Control and dynamical systems: Nonlinear ODE systems (Lotka–Volterra, pendulum, cart–pole), adaptive surrogate modeling of PDE-constrained design, and model predictive control (MPC) loops (Lin et al., 2022, Jong et al., 23 May 2025).
Surrogate modeling and digital twins: Real-time prediction, zero-shot generalization, and embedding in digital twin architectures for state estimation and rapid simulation in engineering environments (Kobayashi et al., 2023).
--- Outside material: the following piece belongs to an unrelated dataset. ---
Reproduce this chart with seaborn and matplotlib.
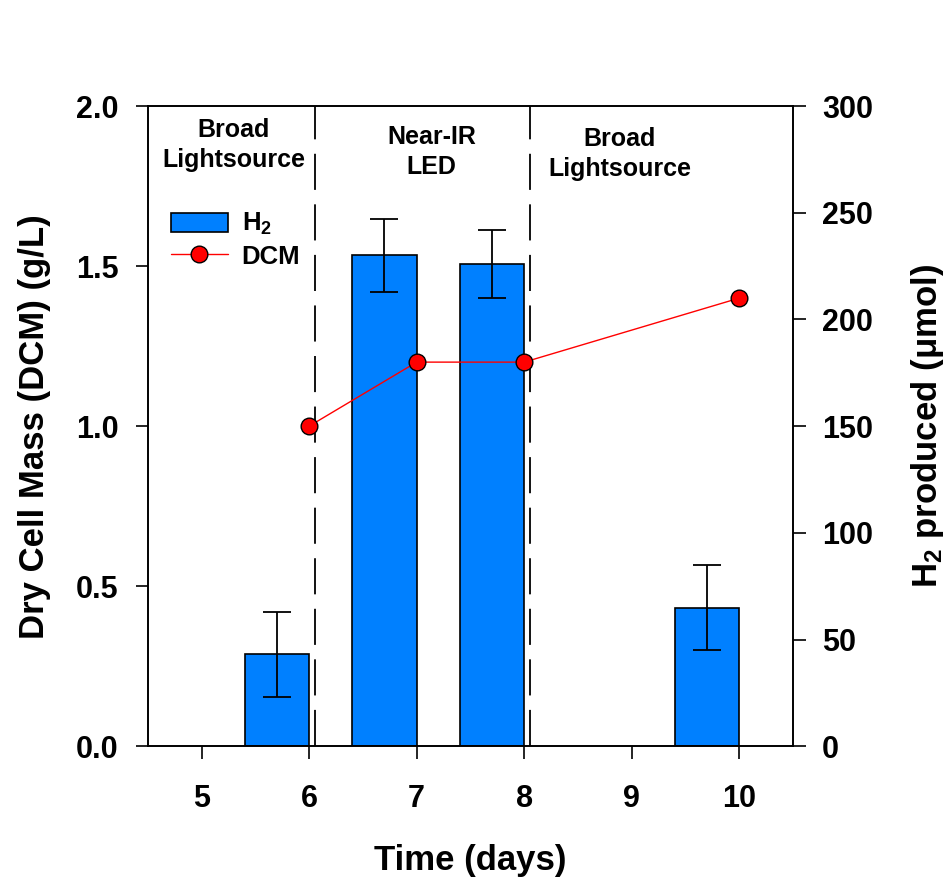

7. Limitations, Future Directions, and Recommendations

Current challenges include effective extrapolation outside the training envelope, learning in high-dimensional or irregular domains, handling noise and uncertainty, and integrating physical constraints into the learning loop. Recommendations include:

Ensuring branch sensor coverage and trunk query domain match the targeted operator's variability.
Employing ensemble/POD/PoU trunk augmentations for spatially localized or multi-scale outputs.
Using physics-informed loss penalties whenever ground-truth data are limited, or sharp physical constraints exist.
Applying domain-specific feature expansions and advanced training protocols (e.g., curriculum learning, multi-head decoders, sequential co-training) for strongly nonlinear or multi-physics operator learning.
Monitoring generalization using held-out validation sets and adaptively tuning hyperparameters based on error analysis.

Extensions toward scalable uncertainty quantification—e.g., randomized prior ensembles, replica-exchange SGLD—and structured randomized training architectures (RaNN-DeepONets) further improve robustness, efficiency, and computational tractability for large-scale scientific machine learning deployments (Yang et al., 2022, Lin et al., 2021, Jiang et al., 1 Mar 2025).